The information in the database can be accessed using different methods.

Browse by type of insertion

We have classified domain insertions based on the number of insert domains seen in a single chain. In single insertions, a domain belonging to a particular superfamily gets inserted into another domain of the same superfamily or of a different superfamily. In multiple insertions, more than one insert, of the same or different superfamily is inserted into the parent domain.

Browse all entries

All known domain insertions in PDB can be browsed individually.

Browse by combination

We have considered the first five classes in SCOP for determining domain insertions. Hence there are 25 possible combinations of parent-child combinations. This option allows the user to browse based on such combinations. For example, domain insertions where the parent belongs to alpha/beta class and insert belongs to alpha+beta class.

Search by PDB Code or keyword

A user can submit a PDB Code (eg., 1an9) with or without chain information or SCOP domain or keyword.

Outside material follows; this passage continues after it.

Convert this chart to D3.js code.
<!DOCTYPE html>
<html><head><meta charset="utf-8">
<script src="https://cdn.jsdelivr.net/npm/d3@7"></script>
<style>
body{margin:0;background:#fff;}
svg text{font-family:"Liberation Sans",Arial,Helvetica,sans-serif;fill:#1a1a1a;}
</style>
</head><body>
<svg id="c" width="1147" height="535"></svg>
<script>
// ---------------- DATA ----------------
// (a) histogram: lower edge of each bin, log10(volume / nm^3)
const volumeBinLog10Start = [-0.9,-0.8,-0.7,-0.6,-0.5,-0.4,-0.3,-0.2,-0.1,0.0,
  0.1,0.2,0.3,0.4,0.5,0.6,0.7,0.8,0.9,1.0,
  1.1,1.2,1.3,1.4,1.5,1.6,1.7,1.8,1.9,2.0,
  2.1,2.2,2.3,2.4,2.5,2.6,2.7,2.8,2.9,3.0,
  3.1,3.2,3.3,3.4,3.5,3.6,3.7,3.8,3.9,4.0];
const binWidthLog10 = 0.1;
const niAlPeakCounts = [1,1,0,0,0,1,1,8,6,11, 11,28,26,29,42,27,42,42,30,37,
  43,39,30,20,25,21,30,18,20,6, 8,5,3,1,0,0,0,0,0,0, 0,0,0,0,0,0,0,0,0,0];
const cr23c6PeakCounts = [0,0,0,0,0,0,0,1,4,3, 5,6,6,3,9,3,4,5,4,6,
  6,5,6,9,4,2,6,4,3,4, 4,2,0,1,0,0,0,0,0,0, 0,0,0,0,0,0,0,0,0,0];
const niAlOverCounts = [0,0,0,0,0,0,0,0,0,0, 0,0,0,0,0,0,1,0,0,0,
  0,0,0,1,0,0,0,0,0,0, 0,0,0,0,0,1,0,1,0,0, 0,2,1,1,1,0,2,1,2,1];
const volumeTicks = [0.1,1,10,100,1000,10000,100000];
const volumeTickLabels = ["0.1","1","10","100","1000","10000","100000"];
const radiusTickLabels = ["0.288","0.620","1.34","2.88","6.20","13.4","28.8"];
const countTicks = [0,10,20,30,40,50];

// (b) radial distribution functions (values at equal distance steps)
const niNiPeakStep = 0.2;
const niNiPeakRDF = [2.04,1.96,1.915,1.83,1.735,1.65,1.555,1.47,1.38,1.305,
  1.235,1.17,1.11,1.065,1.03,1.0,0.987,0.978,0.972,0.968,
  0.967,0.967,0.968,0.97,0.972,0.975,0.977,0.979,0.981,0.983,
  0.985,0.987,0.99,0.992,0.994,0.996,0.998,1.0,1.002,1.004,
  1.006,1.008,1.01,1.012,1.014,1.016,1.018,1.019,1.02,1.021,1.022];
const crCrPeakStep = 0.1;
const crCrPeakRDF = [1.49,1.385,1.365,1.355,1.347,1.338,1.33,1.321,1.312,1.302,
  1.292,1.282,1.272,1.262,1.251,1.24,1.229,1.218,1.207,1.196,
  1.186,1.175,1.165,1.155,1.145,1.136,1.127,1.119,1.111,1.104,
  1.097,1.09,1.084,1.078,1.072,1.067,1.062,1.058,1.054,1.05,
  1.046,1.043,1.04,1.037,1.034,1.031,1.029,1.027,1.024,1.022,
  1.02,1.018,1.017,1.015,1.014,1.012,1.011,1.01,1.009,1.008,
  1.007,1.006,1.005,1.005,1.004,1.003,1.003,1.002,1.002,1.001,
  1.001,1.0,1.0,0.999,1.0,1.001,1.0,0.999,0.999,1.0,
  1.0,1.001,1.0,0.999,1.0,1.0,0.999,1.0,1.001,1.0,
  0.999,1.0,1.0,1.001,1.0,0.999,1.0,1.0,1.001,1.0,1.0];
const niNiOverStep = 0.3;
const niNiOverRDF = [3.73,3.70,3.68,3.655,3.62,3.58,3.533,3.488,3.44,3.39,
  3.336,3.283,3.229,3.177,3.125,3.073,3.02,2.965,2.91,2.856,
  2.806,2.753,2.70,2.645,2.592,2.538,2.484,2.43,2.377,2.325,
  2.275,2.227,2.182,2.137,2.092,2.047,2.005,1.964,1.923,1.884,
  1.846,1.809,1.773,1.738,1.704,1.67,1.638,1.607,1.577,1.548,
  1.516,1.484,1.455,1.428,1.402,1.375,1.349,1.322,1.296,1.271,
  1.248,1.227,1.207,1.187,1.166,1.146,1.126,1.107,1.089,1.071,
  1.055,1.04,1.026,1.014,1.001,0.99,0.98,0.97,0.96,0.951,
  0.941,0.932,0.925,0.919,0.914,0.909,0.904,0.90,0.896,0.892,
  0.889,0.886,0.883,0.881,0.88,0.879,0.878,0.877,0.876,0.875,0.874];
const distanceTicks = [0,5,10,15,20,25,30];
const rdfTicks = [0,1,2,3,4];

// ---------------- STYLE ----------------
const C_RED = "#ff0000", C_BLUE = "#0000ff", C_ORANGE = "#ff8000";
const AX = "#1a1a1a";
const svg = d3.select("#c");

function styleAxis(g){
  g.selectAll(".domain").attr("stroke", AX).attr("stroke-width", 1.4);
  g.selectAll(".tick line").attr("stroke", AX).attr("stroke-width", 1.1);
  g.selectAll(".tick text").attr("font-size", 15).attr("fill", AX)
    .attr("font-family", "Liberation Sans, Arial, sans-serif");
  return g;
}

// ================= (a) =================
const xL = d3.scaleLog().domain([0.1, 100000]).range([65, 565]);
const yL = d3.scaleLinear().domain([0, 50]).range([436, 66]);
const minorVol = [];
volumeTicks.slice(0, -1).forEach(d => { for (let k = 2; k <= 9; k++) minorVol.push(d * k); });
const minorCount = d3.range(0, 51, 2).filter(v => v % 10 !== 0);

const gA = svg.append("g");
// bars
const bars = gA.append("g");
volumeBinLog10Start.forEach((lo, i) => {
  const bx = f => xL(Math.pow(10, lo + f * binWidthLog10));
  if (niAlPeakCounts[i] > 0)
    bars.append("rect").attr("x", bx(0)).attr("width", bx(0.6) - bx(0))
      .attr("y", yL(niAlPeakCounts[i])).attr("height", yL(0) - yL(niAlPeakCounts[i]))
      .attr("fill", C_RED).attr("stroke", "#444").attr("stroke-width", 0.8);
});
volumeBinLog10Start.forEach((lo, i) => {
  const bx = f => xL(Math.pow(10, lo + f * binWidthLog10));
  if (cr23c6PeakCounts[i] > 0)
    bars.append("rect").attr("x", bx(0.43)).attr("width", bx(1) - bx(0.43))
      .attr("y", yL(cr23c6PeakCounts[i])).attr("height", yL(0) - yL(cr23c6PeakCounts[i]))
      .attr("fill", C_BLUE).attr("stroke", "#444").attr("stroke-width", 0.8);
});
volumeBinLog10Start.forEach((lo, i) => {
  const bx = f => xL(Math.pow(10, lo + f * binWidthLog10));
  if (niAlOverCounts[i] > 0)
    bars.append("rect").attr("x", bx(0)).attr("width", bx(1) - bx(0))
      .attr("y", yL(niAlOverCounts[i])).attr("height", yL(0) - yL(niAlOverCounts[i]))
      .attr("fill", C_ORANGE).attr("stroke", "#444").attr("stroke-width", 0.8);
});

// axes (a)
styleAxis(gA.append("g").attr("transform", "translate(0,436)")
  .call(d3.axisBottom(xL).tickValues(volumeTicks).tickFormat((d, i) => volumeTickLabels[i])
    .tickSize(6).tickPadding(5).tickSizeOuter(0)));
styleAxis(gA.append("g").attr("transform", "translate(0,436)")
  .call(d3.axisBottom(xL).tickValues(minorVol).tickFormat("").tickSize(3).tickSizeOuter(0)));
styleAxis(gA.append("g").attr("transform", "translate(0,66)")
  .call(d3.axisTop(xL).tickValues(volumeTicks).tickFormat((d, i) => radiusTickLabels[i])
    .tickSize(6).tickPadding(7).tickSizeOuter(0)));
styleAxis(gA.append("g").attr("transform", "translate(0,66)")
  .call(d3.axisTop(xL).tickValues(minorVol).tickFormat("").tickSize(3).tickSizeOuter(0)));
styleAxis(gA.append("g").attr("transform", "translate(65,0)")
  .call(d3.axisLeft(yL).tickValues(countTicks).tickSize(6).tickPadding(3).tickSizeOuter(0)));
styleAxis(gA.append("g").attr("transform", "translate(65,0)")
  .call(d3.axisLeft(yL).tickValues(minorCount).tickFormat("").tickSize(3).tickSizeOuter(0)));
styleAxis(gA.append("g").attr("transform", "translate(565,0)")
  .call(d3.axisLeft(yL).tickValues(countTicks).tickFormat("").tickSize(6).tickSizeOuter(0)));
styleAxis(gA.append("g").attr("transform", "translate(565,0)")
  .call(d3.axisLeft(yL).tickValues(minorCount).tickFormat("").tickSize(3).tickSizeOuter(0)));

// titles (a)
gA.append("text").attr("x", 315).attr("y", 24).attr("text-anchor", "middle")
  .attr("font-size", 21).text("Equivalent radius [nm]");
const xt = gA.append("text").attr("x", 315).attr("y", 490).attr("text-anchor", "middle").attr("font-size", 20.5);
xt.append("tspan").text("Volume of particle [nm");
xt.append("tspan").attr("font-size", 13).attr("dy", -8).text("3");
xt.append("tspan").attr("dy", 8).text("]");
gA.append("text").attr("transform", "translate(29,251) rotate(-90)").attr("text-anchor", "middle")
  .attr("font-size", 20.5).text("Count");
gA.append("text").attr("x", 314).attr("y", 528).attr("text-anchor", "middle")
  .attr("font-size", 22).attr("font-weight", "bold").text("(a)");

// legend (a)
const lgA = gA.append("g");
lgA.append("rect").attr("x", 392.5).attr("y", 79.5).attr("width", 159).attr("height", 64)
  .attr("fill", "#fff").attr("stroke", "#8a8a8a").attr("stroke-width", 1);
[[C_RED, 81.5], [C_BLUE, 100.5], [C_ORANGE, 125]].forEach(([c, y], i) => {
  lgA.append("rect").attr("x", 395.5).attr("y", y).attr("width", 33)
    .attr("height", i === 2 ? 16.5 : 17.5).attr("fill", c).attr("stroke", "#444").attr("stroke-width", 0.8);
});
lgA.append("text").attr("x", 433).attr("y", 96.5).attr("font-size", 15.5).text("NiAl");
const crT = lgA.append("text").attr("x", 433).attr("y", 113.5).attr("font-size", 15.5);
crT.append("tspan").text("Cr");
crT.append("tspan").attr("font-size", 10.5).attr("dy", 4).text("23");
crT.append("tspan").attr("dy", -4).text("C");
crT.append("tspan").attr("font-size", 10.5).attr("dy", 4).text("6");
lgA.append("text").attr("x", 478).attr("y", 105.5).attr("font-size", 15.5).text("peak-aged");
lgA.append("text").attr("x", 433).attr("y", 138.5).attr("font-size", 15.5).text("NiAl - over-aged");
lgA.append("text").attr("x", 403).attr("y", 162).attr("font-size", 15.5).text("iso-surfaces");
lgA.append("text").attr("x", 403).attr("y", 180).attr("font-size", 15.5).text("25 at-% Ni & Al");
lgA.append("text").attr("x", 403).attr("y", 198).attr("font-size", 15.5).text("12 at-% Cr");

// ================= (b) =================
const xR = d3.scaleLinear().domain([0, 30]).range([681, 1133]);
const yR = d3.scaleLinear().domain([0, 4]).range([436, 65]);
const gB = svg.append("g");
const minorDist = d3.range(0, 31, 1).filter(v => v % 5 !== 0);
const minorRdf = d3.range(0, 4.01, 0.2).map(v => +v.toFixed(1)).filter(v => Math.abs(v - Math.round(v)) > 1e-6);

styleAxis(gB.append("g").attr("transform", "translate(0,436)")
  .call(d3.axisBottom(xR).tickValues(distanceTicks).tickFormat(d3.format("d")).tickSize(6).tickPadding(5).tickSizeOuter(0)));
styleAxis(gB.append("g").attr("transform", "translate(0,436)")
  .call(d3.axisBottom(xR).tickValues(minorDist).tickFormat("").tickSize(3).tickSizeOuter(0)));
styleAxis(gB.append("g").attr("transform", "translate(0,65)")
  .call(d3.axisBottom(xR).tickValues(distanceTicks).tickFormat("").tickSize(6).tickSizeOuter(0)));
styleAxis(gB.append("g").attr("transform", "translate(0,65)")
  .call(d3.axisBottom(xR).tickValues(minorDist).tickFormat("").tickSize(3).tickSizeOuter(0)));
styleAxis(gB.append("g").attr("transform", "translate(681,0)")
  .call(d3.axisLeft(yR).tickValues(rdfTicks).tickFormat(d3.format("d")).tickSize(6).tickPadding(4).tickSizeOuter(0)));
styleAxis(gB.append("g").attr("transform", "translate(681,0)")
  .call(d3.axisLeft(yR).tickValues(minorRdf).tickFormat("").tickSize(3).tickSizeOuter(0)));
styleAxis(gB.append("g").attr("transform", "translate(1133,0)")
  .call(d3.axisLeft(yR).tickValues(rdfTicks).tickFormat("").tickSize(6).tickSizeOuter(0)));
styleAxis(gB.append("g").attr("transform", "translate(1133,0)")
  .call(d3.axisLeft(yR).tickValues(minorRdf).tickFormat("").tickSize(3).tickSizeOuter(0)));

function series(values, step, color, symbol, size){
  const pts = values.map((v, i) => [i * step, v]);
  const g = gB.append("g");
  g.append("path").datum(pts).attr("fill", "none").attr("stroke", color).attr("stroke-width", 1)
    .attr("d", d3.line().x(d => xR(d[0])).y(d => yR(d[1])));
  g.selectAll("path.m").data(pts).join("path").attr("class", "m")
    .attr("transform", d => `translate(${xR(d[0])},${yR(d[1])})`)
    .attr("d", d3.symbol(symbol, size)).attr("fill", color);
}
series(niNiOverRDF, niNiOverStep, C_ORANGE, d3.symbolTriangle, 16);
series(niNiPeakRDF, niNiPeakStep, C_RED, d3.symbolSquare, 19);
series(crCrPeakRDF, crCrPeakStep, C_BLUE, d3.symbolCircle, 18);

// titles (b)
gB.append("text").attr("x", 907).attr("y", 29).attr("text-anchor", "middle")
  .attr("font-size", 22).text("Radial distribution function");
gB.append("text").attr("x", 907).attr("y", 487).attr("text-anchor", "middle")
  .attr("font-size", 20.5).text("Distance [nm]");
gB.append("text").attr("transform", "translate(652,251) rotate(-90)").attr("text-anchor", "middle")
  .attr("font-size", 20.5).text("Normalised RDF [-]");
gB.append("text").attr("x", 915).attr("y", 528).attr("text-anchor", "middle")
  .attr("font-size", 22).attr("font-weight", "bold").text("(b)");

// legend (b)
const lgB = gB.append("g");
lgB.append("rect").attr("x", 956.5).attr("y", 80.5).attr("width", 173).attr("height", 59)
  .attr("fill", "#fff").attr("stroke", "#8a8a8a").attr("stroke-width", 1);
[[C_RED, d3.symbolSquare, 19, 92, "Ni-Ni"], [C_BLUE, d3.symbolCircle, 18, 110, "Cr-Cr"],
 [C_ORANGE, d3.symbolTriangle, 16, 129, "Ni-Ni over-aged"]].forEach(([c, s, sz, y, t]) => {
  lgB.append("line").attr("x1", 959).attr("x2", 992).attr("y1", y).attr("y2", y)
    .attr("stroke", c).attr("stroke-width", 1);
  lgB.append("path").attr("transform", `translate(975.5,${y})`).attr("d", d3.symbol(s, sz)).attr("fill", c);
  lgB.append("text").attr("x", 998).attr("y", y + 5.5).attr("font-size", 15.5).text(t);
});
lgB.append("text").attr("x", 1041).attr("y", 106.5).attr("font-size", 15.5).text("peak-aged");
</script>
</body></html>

How does one identify domain insertions?

Although there are several schemes for protein structure classification for investigating protein sequences and structures, SCOP is important as it is a manually curated classification of proteins of know structures from the protein data Bank based on their structural and evolutionary relatedness. In SCOP, a protein domain is considered as an unit of evolution if it occurs independently or in combination with other domains on the basis of evidence from proteins of known structure. SCOP has a hierarchical classification scheme with the principal levels being family, superfamily, fold and class. Proteins clustered together into families are clearly evolutionarily related, usually detectable at sequence level. Proteins brought together into superfamilies although have low sequence identity, their structural and functional features suggest a common evolutionary origin. Superfamilies with similar topology, but without evidence for evolutionary relatedness are grouped under a fold. Folds are then classified into classes based on the secondary structure elements present.

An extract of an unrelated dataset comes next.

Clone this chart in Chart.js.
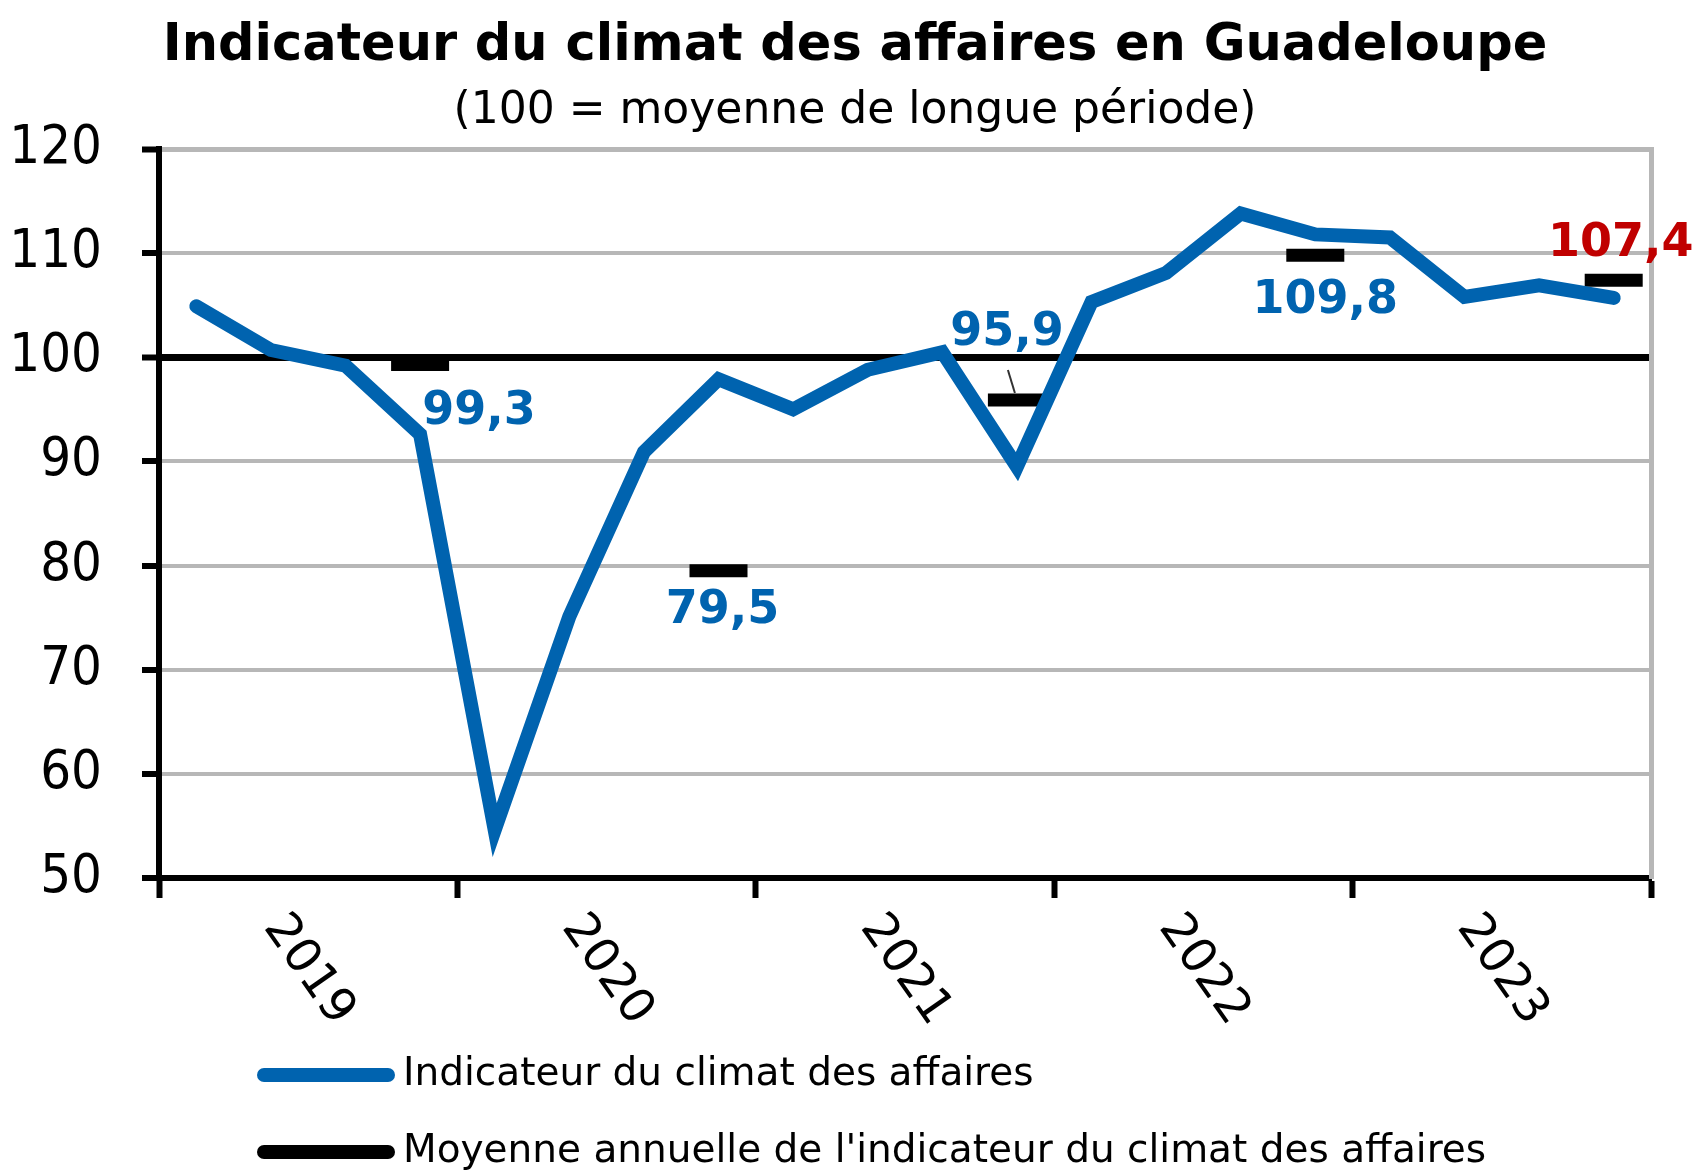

We have considered only the first five classes (All-alpha, All-beta, alpha/beta, alpha+beta and Small proteins), the fold and the superfamily level of SCOP hierarchy for determining insertions. We excluded mono-domain proteins and considered chains which have at least two domains in them. In multi-domain proteins, while it is usual to have two domains linked in a linear fashion, i.e., the C-terminus of the first domain covalently linked to the N-terminus of the second domain, we looked for domains which are interrupted in the middle by the insertion of another domain. Thus, the second domain (insert) begins and ends inside the first domain (parent domain). The domains involved in insertions can come from the same or different SCOP superfamily.

How can we obtain a list based on insertion combination?

We have provided a search facility where we have grouped insertions based on the combination of SCOP classes. For example, clicking the cell marked 1 will retrieve the list of entries where the parent domain belongs to alpha/beta class and the insert belongs to alpha+beta class.

The list of entries with a specific parent or insert class can also be obtained by clicking the individual classes on the top-most horizontal row for parent classes or the first vertical column for insert classes. For example, the cell marked 2 will retrieve all entries which have at least one parent domain belonging to All-alpha class while the clicking the cell marked 3 will retrieve all entries which have at least one insert domain belonging to alpha+beta class.

For each entry (chain) in the database, we provide the following information: the name of the protein, its biochemical function, Medline reference for the structure, the number of domains, their boundary (based on SCOP domain definition), sequence information, links to SCOP, CATH, FSSP, PDBSum and MMDB.